Bakunin and Marx from Russia with love, cortesía de fabiotmb
El 28 de septiembre de 1864 se constituía en el Saint Martin’s Hall de Londres la Primera Internacional de los Trabajadores. Ocho años después, las distintas aproximaciones que sobre el poder y la organización tenían Karl Marx y Mijaíl Bakunin dieron al traste con la unidad y la Primera Internacional se partió en dos.
La Primera Internacional fue uno de los primeros intentos de organizar a una gran masa de ciudadanos a nivel planetario, y lo hizo abriendo la caja de Pandora que todavía está por cerrar: jerarquía y representación o asamblea y participación. Se impuso la primera opción y, en términos generales, así sigue hasta hoy en la inmensa mayoría de organizaciones en todo el mundo.
En el invierno de 2010-2011, el mundo se vio sacudido por la ola de revueltas que convinimos en llamar la “Primavera árabe” y que se extendió, ya con otros nombres, por medio globo. La principal característica de lo sucedido en Túnez, Yemen, Egipto, España, México, Brasil, Estados Unidos, Turquía o Hong Kong —por citar solamente los movimientos más mediáticos internacionalmente— es que todo estaba conectado. Salvando las enormes particularidades de cada caso, en dichos movimientos sociales se compartieron objetivos, protocolos y herramientas, pero —y esto es destacable—, sin ningún organismo coordinador, y sin ninguna asamblea mediante.
La tecnopolítica —en el sentido que le dio Jon Lebkowsky en TechnoPolitics en 1997— aparece como el motor común de los movimientos sociales nacidos tras la emergencia de la Web 2.0 y las redes sociales.
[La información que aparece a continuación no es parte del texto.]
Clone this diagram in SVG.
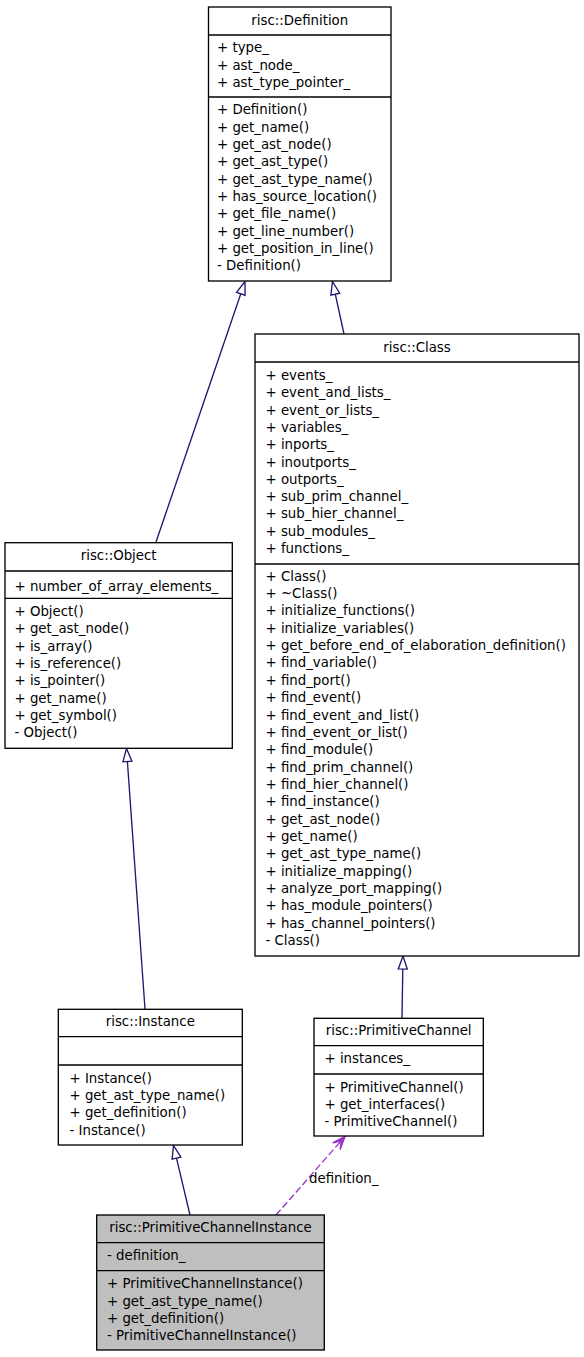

Y se erige como alternativa a la jerarquía con una cúpula electa que toma decisiones y las ejecuta, así como alternativa a la asamblea que toma decisiones y nombra una cúpula para ejecutarlas.
Al contrario que éstas, lo que caracteriza la tecnopolítica es primero la acción y después la coordinación, la hacercracia: a partir de una toma de decisiones altamente distribuida, así como la posibilidad para iniciar procesos de forma individual. Tomadas las decisiones y puestas en práctica a modo de proceso piloto, a medida que la iniciativa tecnopolítica gana interés suma participantes y afina sus protocolos. Se enriquece, además, de participaciones puntuales que, lejos de ser un incomprendido clictivismo (todo parece ejecutarse clicando opciones predefinidas e inevitables), se constituyen en aportaciones que marcan la tendencia, el patrón de comportamiento y construyen puentes para su réplica en iniciativas similares.
Es aquí, en hacer la participación distribuida, fácil, gradual y replicable, que es posible constituir redes reconfigurables que se adaptan fácilmente a las singularidades de cada caso particular. Pero que a su vez permiten elevar la mirada y sincronizarse para constituir, por construcción, movimientos emergentes de mucho mayor calado.
Es la sincronización, y no la planificación, lo que hace nuestros actuales radares inservibles para identificar, analizar y evaluar los actuales movimientos sociales, tan diferentes de nuestro institucionalismo.
Este modus operandi de trabajar sobre lo que une y sin detenerse en lo que separa ha dado dos grandes frutos: diagnósticos afinadísimos de cada situación, gracias a su fuerte enraizamiento en las bases ciudadanas y la multiplicidad de ojos que contribuyen al proyecto de proyectos; y procesos organizativos dinámicos y flexibles que facilitan la respuesta rápida y la concentración de masas críticas alrededor de ejes simples y claros.
Su punto débil, probablemente, la reflexión propositiva y puesta en práctica de proyectos a largo plazo. Para ello, es necesaria la visión de contexto, el ágora sosegada y la facilitación de la deliberación. Estas cuestiones han sido habitualmente feudo reservado a las instituciones, con lo que los movimientos sociales han optado por tomarlas. Y es de esperar que el paso de la tecnopolítica por las instituciones las cambie para siempre.